*Supplied entries*:
▼
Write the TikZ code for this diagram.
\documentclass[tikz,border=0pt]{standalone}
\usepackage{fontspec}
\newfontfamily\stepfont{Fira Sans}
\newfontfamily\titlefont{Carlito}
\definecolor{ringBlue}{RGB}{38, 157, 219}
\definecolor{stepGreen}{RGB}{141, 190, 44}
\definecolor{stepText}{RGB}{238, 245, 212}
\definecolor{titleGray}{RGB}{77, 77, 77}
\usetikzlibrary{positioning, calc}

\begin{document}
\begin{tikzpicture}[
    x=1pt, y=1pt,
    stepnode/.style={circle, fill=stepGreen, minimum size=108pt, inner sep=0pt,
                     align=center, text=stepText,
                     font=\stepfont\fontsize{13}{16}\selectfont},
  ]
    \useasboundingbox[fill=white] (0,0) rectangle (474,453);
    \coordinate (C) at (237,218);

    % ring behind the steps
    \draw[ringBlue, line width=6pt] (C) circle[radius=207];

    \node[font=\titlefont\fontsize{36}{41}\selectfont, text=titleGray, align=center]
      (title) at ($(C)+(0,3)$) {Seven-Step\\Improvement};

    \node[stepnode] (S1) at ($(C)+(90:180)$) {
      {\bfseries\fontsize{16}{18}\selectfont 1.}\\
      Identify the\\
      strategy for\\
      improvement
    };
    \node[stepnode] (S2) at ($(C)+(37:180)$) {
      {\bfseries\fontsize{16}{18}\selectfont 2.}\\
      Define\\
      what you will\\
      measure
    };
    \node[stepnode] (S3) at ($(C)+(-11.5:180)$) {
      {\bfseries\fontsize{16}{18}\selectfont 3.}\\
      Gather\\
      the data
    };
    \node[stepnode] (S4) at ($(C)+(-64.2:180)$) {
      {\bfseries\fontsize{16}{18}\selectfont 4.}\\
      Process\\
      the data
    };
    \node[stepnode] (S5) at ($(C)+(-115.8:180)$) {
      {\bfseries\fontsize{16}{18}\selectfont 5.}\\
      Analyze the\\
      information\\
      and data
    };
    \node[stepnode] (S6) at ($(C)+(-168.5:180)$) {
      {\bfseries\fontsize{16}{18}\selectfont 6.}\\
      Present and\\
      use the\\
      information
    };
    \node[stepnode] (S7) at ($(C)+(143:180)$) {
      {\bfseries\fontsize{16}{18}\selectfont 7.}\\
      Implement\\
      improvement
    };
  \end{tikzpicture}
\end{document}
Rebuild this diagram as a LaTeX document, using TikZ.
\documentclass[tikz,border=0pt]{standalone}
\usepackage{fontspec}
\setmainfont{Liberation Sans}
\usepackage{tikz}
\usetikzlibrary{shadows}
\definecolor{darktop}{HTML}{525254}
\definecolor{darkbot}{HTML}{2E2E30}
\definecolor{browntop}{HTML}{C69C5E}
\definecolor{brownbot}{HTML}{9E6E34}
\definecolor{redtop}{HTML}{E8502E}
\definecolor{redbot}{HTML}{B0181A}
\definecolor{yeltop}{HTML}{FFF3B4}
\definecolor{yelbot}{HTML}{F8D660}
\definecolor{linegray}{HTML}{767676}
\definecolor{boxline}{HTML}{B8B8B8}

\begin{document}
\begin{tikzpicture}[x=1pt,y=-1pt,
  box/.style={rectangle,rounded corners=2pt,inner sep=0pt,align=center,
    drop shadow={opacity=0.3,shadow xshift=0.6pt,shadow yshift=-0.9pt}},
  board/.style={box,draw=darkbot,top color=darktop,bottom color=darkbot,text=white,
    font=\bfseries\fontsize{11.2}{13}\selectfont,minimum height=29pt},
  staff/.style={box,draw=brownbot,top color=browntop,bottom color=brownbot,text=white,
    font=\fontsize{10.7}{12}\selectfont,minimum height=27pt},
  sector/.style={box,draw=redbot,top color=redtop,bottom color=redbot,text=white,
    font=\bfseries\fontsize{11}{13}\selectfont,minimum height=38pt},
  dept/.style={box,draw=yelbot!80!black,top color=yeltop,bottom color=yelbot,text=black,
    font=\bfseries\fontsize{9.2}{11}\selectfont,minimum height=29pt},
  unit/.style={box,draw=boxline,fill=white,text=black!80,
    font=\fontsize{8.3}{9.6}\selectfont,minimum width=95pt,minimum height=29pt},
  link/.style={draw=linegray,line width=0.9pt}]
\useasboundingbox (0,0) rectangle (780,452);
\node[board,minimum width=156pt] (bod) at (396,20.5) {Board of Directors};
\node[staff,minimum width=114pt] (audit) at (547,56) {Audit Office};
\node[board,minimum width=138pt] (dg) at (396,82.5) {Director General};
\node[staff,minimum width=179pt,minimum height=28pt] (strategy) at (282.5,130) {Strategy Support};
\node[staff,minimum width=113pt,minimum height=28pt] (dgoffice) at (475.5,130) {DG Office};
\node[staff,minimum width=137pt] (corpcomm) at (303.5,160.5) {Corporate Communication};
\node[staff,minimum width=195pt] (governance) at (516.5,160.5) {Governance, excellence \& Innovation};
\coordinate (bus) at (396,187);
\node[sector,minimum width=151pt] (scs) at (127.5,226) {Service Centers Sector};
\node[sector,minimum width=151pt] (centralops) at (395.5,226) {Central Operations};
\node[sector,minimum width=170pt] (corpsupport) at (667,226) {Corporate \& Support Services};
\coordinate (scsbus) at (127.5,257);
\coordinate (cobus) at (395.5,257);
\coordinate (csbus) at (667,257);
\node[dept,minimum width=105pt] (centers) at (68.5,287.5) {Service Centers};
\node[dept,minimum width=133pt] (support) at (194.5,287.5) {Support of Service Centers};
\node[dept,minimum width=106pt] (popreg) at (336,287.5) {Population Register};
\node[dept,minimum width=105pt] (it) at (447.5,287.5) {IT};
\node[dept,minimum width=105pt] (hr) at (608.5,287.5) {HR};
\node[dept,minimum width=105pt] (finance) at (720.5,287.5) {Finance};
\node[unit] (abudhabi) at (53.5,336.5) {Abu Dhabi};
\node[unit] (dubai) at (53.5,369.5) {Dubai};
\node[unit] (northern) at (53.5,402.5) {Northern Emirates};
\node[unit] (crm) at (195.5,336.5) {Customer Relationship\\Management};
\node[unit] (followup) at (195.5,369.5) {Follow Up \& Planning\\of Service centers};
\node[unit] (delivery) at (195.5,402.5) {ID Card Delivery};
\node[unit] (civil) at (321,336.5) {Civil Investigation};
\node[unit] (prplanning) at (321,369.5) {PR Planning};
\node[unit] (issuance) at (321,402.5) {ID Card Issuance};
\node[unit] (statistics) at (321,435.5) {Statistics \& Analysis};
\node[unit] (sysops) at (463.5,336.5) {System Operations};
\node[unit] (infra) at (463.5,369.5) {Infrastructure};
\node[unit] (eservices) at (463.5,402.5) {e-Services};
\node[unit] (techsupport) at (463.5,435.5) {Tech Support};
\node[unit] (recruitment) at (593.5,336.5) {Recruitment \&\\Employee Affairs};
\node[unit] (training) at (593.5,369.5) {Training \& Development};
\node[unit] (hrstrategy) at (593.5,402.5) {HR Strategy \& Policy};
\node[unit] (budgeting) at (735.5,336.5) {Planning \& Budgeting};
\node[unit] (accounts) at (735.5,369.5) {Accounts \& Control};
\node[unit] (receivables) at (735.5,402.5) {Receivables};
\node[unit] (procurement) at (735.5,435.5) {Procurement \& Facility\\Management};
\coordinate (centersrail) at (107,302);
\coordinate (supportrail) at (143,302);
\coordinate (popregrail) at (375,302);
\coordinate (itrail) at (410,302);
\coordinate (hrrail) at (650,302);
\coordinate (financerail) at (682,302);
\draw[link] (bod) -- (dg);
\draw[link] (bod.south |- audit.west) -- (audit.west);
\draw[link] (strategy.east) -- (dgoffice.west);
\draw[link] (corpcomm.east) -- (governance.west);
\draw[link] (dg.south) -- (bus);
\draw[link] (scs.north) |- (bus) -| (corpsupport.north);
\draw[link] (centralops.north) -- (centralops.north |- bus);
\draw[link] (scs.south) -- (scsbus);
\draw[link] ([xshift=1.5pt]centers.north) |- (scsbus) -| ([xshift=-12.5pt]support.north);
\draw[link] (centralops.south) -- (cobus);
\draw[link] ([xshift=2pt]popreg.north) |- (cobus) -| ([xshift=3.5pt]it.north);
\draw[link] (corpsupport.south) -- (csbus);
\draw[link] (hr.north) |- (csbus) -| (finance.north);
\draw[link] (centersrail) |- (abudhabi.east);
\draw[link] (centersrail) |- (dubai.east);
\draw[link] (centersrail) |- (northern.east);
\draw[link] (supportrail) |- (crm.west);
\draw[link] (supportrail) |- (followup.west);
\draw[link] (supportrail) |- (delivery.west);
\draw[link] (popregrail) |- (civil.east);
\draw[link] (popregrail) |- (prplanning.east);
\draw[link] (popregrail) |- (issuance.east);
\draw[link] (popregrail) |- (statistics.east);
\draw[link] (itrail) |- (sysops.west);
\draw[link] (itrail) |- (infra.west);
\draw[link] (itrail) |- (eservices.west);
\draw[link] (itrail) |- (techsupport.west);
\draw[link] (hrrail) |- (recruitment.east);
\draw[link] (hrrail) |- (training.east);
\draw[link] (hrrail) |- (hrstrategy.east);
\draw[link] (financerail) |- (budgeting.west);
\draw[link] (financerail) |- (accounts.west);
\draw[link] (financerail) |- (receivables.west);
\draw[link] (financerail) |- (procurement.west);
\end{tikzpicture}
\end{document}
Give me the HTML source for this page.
▲
*Exercise description*:
Return all the lines that contain the string "diagram".

*Written response*:
Write the TikZ code for this diagram.
Rebuild this diagram as a LaTeX document, using TikZ.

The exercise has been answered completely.